■ Task description: Leave out the pictures, and write out exactly the lines from the beginning of the material to the line holding "import pandas as pd", that line included, and nothing else.
--- BEGIN Supplied material ---
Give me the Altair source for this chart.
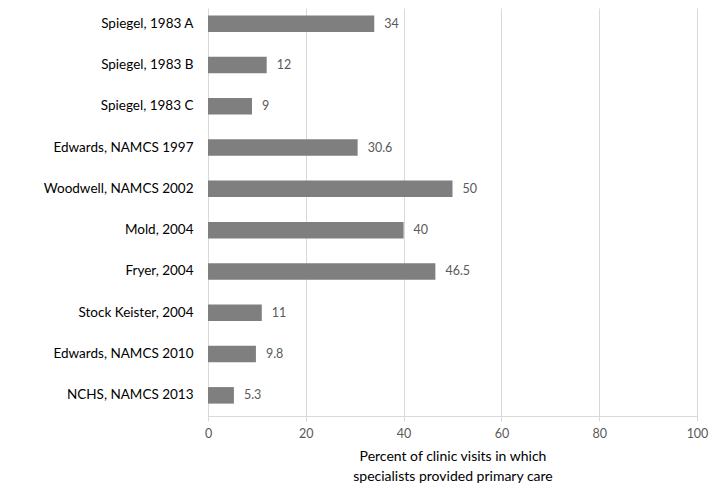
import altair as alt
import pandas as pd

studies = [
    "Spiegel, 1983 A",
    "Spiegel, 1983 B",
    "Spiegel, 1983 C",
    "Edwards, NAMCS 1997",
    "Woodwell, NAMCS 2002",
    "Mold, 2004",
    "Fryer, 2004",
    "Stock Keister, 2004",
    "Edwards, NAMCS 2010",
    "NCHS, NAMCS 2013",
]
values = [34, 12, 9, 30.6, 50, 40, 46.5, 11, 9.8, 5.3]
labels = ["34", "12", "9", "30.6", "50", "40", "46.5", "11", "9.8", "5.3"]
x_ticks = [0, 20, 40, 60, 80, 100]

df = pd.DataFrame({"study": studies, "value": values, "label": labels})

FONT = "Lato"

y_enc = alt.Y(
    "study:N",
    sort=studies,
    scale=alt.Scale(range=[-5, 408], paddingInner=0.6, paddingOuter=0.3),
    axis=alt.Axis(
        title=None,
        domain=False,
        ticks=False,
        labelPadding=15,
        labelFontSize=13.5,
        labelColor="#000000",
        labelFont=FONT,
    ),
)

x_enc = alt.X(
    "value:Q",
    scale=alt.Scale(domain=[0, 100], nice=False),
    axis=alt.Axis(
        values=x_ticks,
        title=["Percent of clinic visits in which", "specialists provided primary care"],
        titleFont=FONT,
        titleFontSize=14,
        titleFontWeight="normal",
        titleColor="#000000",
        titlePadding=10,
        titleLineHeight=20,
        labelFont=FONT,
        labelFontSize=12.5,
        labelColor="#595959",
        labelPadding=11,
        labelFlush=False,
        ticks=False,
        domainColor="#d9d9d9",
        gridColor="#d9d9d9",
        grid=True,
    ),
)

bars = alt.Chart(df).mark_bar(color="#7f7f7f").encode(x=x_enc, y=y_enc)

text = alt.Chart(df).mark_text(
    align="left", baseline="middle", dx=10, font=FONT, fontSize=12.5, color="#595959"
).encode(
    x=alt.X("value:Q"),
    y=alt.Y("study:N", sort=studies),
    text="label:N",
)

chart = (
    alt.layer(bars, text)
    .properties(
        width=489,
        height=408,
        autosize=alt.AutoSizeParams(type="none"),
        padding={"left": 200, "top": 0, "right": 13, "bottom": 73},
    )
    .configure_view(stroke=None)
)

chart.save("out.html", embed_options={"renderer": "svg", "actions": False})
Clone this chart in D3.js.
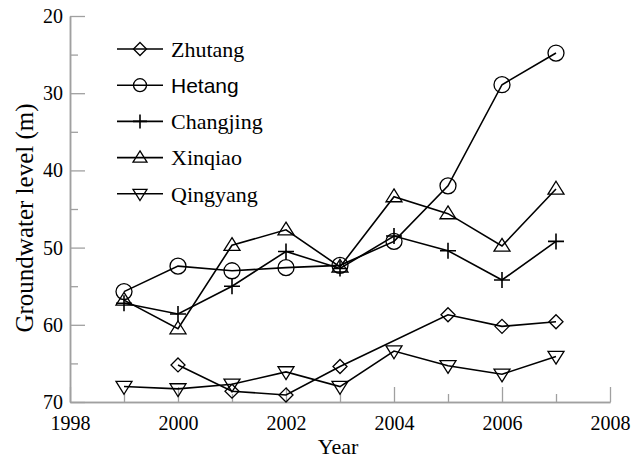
--- END Supplied material ---
■ Correct result:
Give me the Altair source for this chart.
import altair as alt
import pandas as pd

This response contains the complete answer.